Friday, September 29, 2006

say ah

Got a new HMO, got a new doctor. For the past few years I've been a bit of a nomad medically. Hopping from dentist to dentist and doctor to doctor. And I have health insurance! We decided to get insurance that both of our jobs subscribed to. After spending (and I mean spending) alot of time with my new dentist and the other endodentist he referred me to, it was time to go see my medical doctor. My family had been with Kaiser for a long time and I remember growing up with one doctor most of my life. Then as an adult, just got shuffled from one department to another for one exam or another. Here for your primary, over here for your ob/gyn.

With this new HMO and doctor, I could get my basic primary care and ob/gyn needs done at once. Hard enough to go to the doctor, harder still to book another appointment for ob/gyn needs. Dr. L the one we picked for Primary Care is rather nice and personable, good traits for a primary care physician. She looks to be in her mid-30s or so, with her knee high leather boots, quite fashionable. OK so fashion shouldn't be a high reason for choosing your doctor, though the hubby wanted someone that had been in med school more around the 1990s than the 1980s or 1970s. His theory being that science and medicine changes alot and unless the doctor's are really doing their reading or are involved in research that they may not be as up to par as the more recent graduates.

My main concern in this checkup was to ask about any pre-natal things I should be doing, as our starting point for starting a family is coming around the corner. So she suggested that I start taking Pre-natal vitamins. I usually take a women's one-a-day, but apparently the pre-natal stuff has more folic acid, iron, and calcium. Coming with a family history of anemia, getting more iron probably isn't a bad thing for me in general.

In high school while trying to give blood my senior year, I found out I was anemic. My blood was so devoid of iron that it floated in their test for iron count. I think the nurse was so shocked she tried it again to make sure it wasn't broken or upside down or something. And to think up to that point I had been a 3 sport a year kind of gal. It's no wonder I didn't do so well in track or cross country! I wonder what I could have done with more oxygen running through my body.

The doctor also recommended a pre-natal blood test that tests for things like sexually transmitted diseases, diabetes, nutrition, hepititis. And in this day and age of HIV, she has to ask whether I think I would need to be HIV tested. Now there's a question that always makes you stop and think regardless of whether you know for sure what the answer is.

After writing up my blood test notice, giving me a website or two with their emails if I had any questions, she sent me off and said to see her in 1-2 years. And that when I'm pregnant, to call them up for an ob/gyn referral. At my age, where I exercise 3-4 times a week, have a low blood pressure, currently don't have any real complaints, and haven't hit the age where I need to take certain tests by default, that's what the doctor says, see me in one, more like two years.
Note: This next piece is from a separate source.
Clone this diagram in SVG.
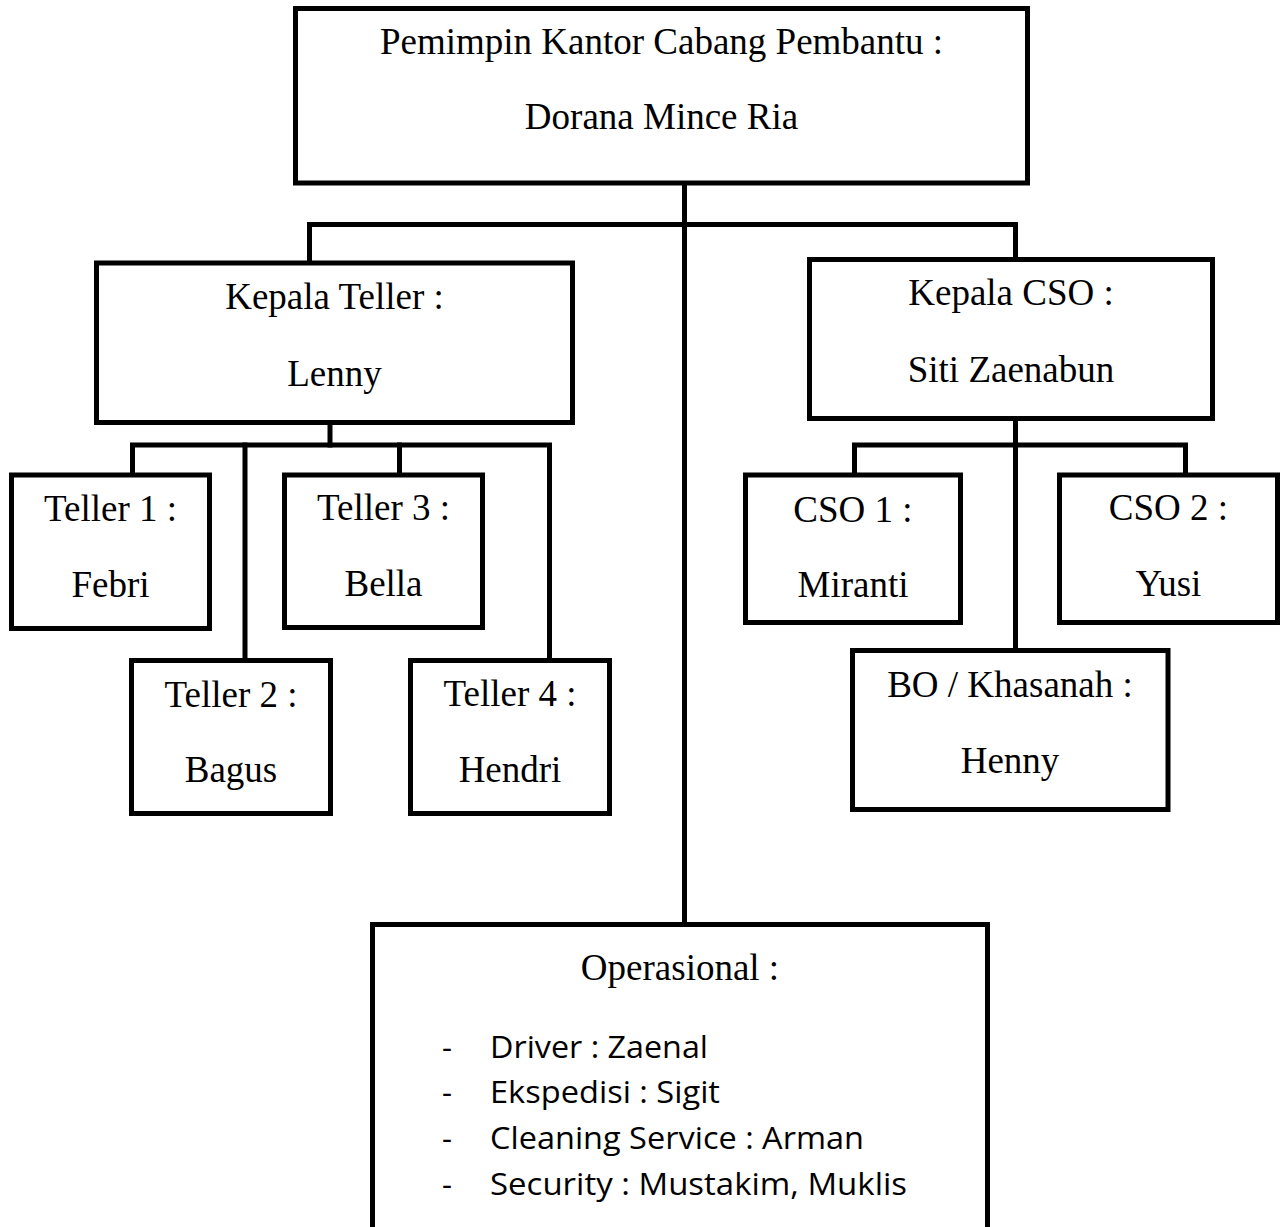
<svg xmlns="http://www.w3.org/2000/svg" width="1287" height="1227" viewBox="0 0 1287 1227">
<style>
.box{fill:#fff;stroke:#000;stroke-width:5}
.con{fill:none;stroke:#000;stroke-width:5;stroke-linecap:square;stroke-linejoin:miter}
.t{font-family:"Liberation Serif","Times New Roman",serif;font-size:37px;fill:#000;text-anchor:middle}
.l{font-family:"Open Sans","Lato",sans-serif;font-size:31px;fill:#000}
</style>
<rect width="1287" height="1227" fill="#fff"/>
<g id="connectors">
<path class="con" d="M684.5 183 V924.5"/>
<path class="con" d="M309.5 263 V224.5 H1015.5 V259.5"/>
<path class="con" d="M330 422.5 V445"/>
<path class="con" d="M132.5 475 V445 H549.5 V660.5"/>
<path class="con" d="M245 445 V660.5"/>
<path class="con" d="M399.5 445 V475"/>
<path class="con" d="M1015.5 418.5 V650.5"/>
<path class="con" d="M854.5 475 V445 H1185.5 V475"/>
</g>
<g id="pimpinan">
<rect class="box" x="295.5" y="8.5" width="732" height="174.5"/>
<text class="t" x="661.5" y="54">Pemimpin Kantor Cabang Pembantu :</text>
<text class="t" x="661.5" y="129">Dorana Mince Ria</text>
</g>
<g id="kepala-teller">
<rect class="box" x="96.5" y="263" width="476" height="159.5"/>
<text class="t" x="334.5" y="309">Kepala Teller :</text>
<text class="t" x="334.5" y="386">Lenny</text>
</g>
<g id="kepala-cso">
<rect class="box" x="809.5" y="259.5" width="403" height="159"/>
<text class="t" x="1011" y="305">Kepala CSO :</text>
<text class="t" x="1011" y="382">Siti Zaenabun</text>
</g>
<g id="teller1">
<rect class="box" x="11.5" y="475" width="198" height="153.5"/>
<text class="t" x="110.5" y="521">Teller 1 :</text>
<text class="t" x="110.5" y="597">Febri</text>
</g>
<g id="teller2">
<rect class="box" x="131.5" y="660.5" width="199" height="153"/>
<text class="t" x="231" y="707">Teller 2 :</text>
<text class="t" x="231" y="782">Bagus</text>
</g>
<g id="teller3">
<rect class="box" x="284.5" y="475" width="198" height="152.5"/>
<text class="t" x="383.5" y="520">Teller 3 :</text>
<text class="t" x="383.5" y="596">Bella</text>
</g>
<g id="teller4">
<rect class="box" x="410.5" y="660.5" width="199" height="153"/>
<text class="t" x="510" y="706">Teller 4 :</text>
<text class="t" x="510" y="782">Hendri</text>
</g>
<g id="cso1">
<rect class="box" x="745.5" y="475" width="215" height="147.5"/>
<text class="t" x="853" y="522">CSO 1 :</text>
<text class="t" x="853" y="597">Miranti</text>
</g>
<g id="cso2">
<rect class="box" x="1059.5" y="475" width="218" height="147.5"/>
<text class="t" x="1168.5" y="520">CSO 2 :</text>
<text class="t" x="1168.5" y="596">Yusi</text>
</g>
<g id="bo">
<rect class="box" x="852.5" y="650.5" width="315.5" height="159"/>
<text class="t" x="1010" y="697">BO / Khasanah :</text>
<text class="t" x="1010" y="773">Henny</text>
</g>
<g id="operasional">
<rect class="box" x="372.5" y="924.5" width="615" height="320"/>
<text class="t" x="680" y="980">Operasional :</text>
<text class="l" x="442" y="1058">-</text>
<text class="l" x="490" y="1058" textLength="218" lengthAdjust="spacingAndGlyphs">Driver : Zaenal</text>
<text class="l" x="442" y="1103">-</text>
<text class="l" x="490" y="1103" textLength="230" lengthAdjust="spacingAndGlyphs">Ekspedisi : Sigit</text>
<text class="l" x="442" y="1149">-</text>
<text class="l" x="490" y="1149" textLength="374" lengthAdjust="spacingAndGlyphs">Cleaning Service : Arman</text>
<text class="l" x="442" y="1195">-</text>
<text class="l" x="490" y="1195" textLength="417" lengthAdjust="spacingAndGlyphs">Security : Mustakim, Muklis</text>
</g>
</svg>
I'm sure it's more cost effective for doctors to see young healthy people every 2 years or so, I would rather go once every year simply because if I didn't, I'd just forget and keep forgetting til something actually breaks. I barely remember what I did last year. I don't really remember what I did two years ago and you want me to remember a 10 minute conversation with a doctor I just met?

She had asked me when my last tetanus shot was. And if I hadn't of cut myself (not in kali, in a kitchen accident) and still had the scar on my finger to prove it, I don't think I would have remembered that it was not more than 10 years ago.

I went a block up the street to got get my blood test. The phlebotomist (the person who takes your blood) was on the money and nailed a vein on the first try. I've heard horror stories where a bad one will turn you into a pin cushion. She took 3 separate vials of blood. I think it's cool how they can switch vials with their rubber stops without taking the needle out! Fortunately enough for me, see my own blood this way doesn't make me queasy. I got a bit loopy when they made the 3rd stitch in my finger, but that might have been from waiting in the emergency room for over an hour.

In a few weeks, I'll get my tests back. I think they need new names for these things. It's bad enough that people tend to have painful experiences linked to "tests", so who wants to do anything that remotely seems like, feels like, sounds like a "test". Despite being young and healthy, I do breathe a sigh of relief after reading the results/outcomes/summation of the total. It's bad enough that all the hospital dramas make people think that 1) something bad or awful happens to people when they enter the hospital and 2) your doctor will save you in 60 minutes minus commercials. Then again, a 20 minute chat that ends with "see me in 2 years" is awfully boring and doesn't make for good ratings. But that's ok, I prefer my drama to stay on the tv screen.